Inspectors need no special approval to cite gas drillers
State inspectors don't need executive approval to cite natural gas drillers for violations, a Department of Environmental Protection spokeswoman said yesterday, clarifying the agency's policy after weeks of conflict with environmental groups.
Activists had lobbied against a protocol change the agency made in late March requiring inspectors to submit all violation notices to senior staff before issuing them to drillers.
But the inspectors never needed official approval to issue violations, DEP spokeswoman Katy Gresh said yesterday, contradicting previous statements and an internal e-mail that said they did.
"The inspectors continue to do what they have always done," Gresh said. "Inspectors are in the field, working to ensure ... DEP's regulations are being followed."

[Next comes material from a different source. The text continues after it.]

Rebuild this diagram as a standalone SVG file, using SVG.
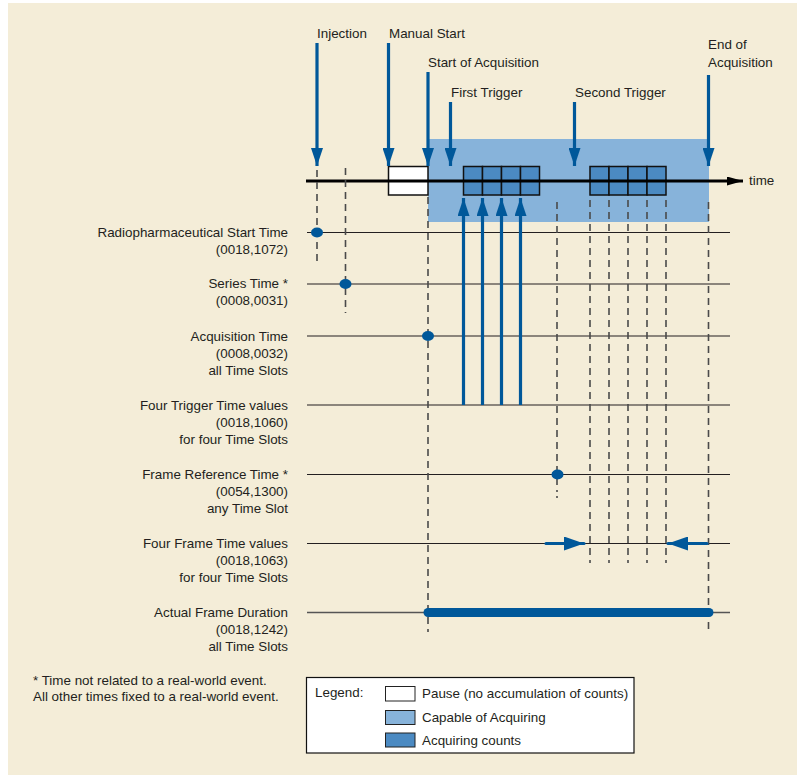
<svg xmlns="http://www.w3.org/2000/svg" width="797" height="775" viewBox="0 0 797 775">
<defs>
<style>
text{font-family:"Liberation Sans",Arial,sans-serif;font-size:13.4px;fill:#231f20}
.r{text-anchor:end}
.row{stroke:#231f20;stroke-width:1.2}
.dash{stroke:#4a4a4a;stroke-width:1.6;stroke-dasharray:7,5;fill:none}
.blue{stroke:#00589a;stroke-width:3.2;fill:none}
.dot{fill:#00589a}
.cell{fill:#4b8ac2;stroke:#111;stroke-width:1.5}
</style>
<marker id="ahd" viewBox="0 0 18 12" refX="18" refY="6" markerWidth="18" markerHeight="12" markerUnits="userSpaceOnUse" orient="auto">
<path d="M0,0 L18,6 L0,12 Z" fill="#00589a"/>
</marker>
<marker id="ahs" viewBox="0 0 20 14" refX="20" refY="7" markerWidth="20" markerHeight="14" markerUnits="userSpaceOnUse" orient="auto">
<path d="M0,0 L20,7 L0,14 Z" fill="#00589a"/>
</marker>
<marker id="tk" viewBox="0 0 16 9" refX="16" refY="4.5" markerWidth="16" markerHeight="9" markerUnits="userSpaceOnUse" orient="auto">
<path d="M0,0 L16,4.5 L0,9 Z" fill="#000"/>
</marker>
</defs>
<rect x="0" y="0" width="797" height="775" fill="#ffffff"/>
<rect x="8" y="3" width="789" height="772" fill="#f4edd8"/>

<g id="capable-region">
<rect x="428" y="139" width="281" height="83" fill="#87b3da"/>
</g>
<g id="pause-block">
<rect x="388.5" y="166.5" width="39.5" height="28.5" fill="#ffffff" stroke="#111" stroke-width="1.5"/>
</g>
<g id="acq-group-1">
<rect class="cell" x="463.5" y="166.5" width="19" height="28.5"/>
<rect class="cell" x="482.5" y="166.5" width="19" height="28.5"/>
<rect class="cell" x="501.5" y="166.5" width="19" height="28.5"/>
<rect class="cell" x="520.5" y="166.5" width="19" height="28.5"/>
</g>
<g id="acq-group-2">
<rect class="cell" x="590" y="166.5" width="19" height="28.5"/>
<rect class="cell" x="609" y="166.5" width="19" height="28.5"/>
<rect class="cell" x="628" y="166.5" width="19" height="28.5"/>
<rect class="cell" x="647" y="166.5" width="19" height="28.5"/>
</g>

<g id="connectors">
<line x1="306" y1="181" x2="743" y2="181" stroke="#000" stroke-width="3" marker-end="url(#tk)"/>
<line class="blue" x1="317" y1="43" x2="317" y2="166" marker-end="url(#ahd)"/>
<line class="blue" x1="388.5" y1="43" x2="388.5" y2="166" marker-end="url(#ahd)"/>
<line class="blue" x1="428" y1="72" x2="428" y2="166" marker-end="url(#ahd)"/>
<line class="blue" x1="450.5" y1="102" x2="450.5" y2="166" marker-end="url(#ahd)"/>
<line class="blue" x1="574.5" y1="102" x2="574.5" y2="166" marker-end="url(#ahd)"/>
<line class="blue" x1="708.5" y1="75" x2="708.5" y2="166" marker-end="url(#ahd)"/>
<line class="row" x1="307" y1="232.5" x2="730" y2="232.5"/>
<line class="row" x1="307" y1="284" x2="730" y2="284"/>
<line class="row" x1="307" y1="336" x2="730" y2="336"/>
<line class="row" x1="307" y1="405" x2="730" y2="405"/>
<line class="row" x1="307" y1="474.5" x2="730" y2="474.5"/>
<line class="row" x1="307" y1="543.5" x2="730" y2="543.5"/>
<line x1="307" y1="612.5" x2="730" y2="612.5" stroke="#555" stroke-width="1.5"/>
<line class="dash" x1="317" y1="170" x2="317" y2="263"/>
<line class="dash" x1="345.5" y1="168" x2="345.5" y2="313"/>
<line class="dash" x1="428" y1="197" x2="428" y2="632"/>
<line class="dash" x1="557" y1="202" x2="557" y2="492"/>
<line class="dash" x1="557" y1="496" x2="557" y2="498"/>
<line class="dash" x1="590" y1="200" x2="590" y2="563"/>
<line class="dash" x1="609" y1="200" x2="609" y2="563"/>
<line class="dash" x1="628" y1="200" x2="628" y2="563"/>
<line class="dash" x1="647" y1="200" x2="647" y2="563"/>
<line class="dash" x1="666" y1="200" x2="666" y2="563"/>
<line class="dash" x1="708.5" y1="202" x2="708.5" y2="632"/>
<line class="blue" x1="463.5" y1="405" x2="463.5" y2="198" marker-end="url(#ahd)"/>
<line class="blue" x1="482.5" y1="405" x2="482.5" y2="198" marker-end="url(#ahd)"/>
<line class="blue" x1="501.5" y1="405" x2="501.5" y2="198" marker-end="url(#ahd)"/>
<line class="blue" x1="520.5" y1="405" x2="520.5" y2="198" marker-end="url(#ahd)"/>
<line class="blue" x1="546" y1="543.5" x2="584" y2="543.5" stroke-linecap="round" marker-end="url(#ahs)"/>
<line class="blue" x1="707" y1="543.5" x2="668" y2="543.5" stroke-linecap="round" marker-end="url(#ahs)"/>
<line x1="428" y1="612.5" x2="709" y2="612.5" stroke="#00589a" stroke-width="9" stroke-linecap="round"/>
<ellipse class="dot" cx="317" cy="232.5" rx="6" ry="5"/>
<ellipse class="dot" cx="345.5" cy="284" rx="6" ry="5"/>
<ellipse class="dot" cx="428" cy="336" rx="6" ry="5"/>
<ellipse class="dot" cx="557.5" cy="474.5" rx="6" ry="5"/>
</g>

<g id="event-labels">
<text x="317" y="38">Injection</text>
<text x="389" y="38">Manual Start</text>
<text x="428" y="67">Start of Acquisition</text>
<text x="451" y="97">First Trigger</text>
<text x="575" y="97">Second Trigger</text>
<text x="708" y="49">End of</text>
<text x="708" y="67">Acquisition</text>
<text x="749" y="185">time</text>
</g>

<g id="row-labels">
<text class="r" x="288" y="237">Radiopharmaceutical Start Time</text>
<text class="r" x="288" y="254">(0018,1072)</text>
<text class="r" x="288" y="288">Series Time *</text>
<text class="r" x="288" y="305">(0008,0031)</text>
<text class="r" x="288" y="340.5">Acquisition Time</text>
<text class="r" x="288" y="357.5">(0008,0032)</text>
<text class="r" x="288" y="374.5">all Time Slots</text>
<text class="r" x="288" y="409.5">Four Trigger Time values</text>
<text class="r" x="288" y="426.5">(0018,1060)</text>
<text class="r" x="288" y="443.5">for four Time Slots</text>
<text class="r" x="288" y="479">Frame Reference Time *</text>
<text class="r" x="288" y="496">(0054,1300)</text>
<text class="r" x="288" y="513">any Time Slot</text>
<text class="r" x="288" y="548">Four Frame Time values</text>
<text class="r" x="288" y="565">(0018,1063)</text>
<text class="r" x="288" y="582">for four Time Slots</text>
<text class="r" x="288" y="617">Actual Frame Duration</text>
<text class="r" x="288" y="634">(0018,1242)</text>
<text class="r" x="288" y="651">all Time Slots</text>
</g>

<g id="footnote">
<text x="33" y="685">* Time not related to a real-world event.</text>
<text x="33" y="701">All other times fixed to a real-world event.</text>
</g>

<g id="legend">
<rect x="306.5" y="677.5" width="327.5" height="75.5" fill="#ffffff" stroke="#111" stroke-width="1.2"/>
<text x="315" y="697">Legend:</text>
<rect x="385.5" y="686.5" width="29.5" height="14.5" fill="#ffffff" stroke="#222" stroke-width="1"/>
<rect x="385.5" y="710.5" width="29.5" height="14" fill="#87b3da" stroke="#222" stroke-width="1"/>
<rect x="385.5" y="733" width="29.5" height="14" fill="#4b8ac2" stroke="#222" stroke-width="1"/>
<text x="422" y="698">Pause (no accumulation of counts)</text>
<text x="422" y="722">Capable of Acquiring</text>
<text x="422" y="745">Acquiring counts</text>
</g>
</svg>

The controversy started in March. John Hines, executive deputy secretary for programs, sent an e-mail to senior staff and regional directors saying all notices "must get the approval" of three top department officials, including himself and Secretary Michael Krancer. Gresh confirmed that e-mail then, but said yesterday that state officials have been working to clarify the directive and that approval was never necessary.
Requiring approval would slow down critical problem-solving in the dangerous gas drilling industry, several environmentalists said yesterday. They lauded the decision to ensure inspectors have the same powers they always had. But several were confused by the department's contradictory statements.
"I think they have to establish the public confidence in their actions, and the enforcement policy and the other actions they've taken have undermined the public confidence," said Thomas Au, conservation chair of the Sierra Club's Pennsylvania chapter and co-chair of its water quality committee. "The backtracking does affect public confidence in your statements."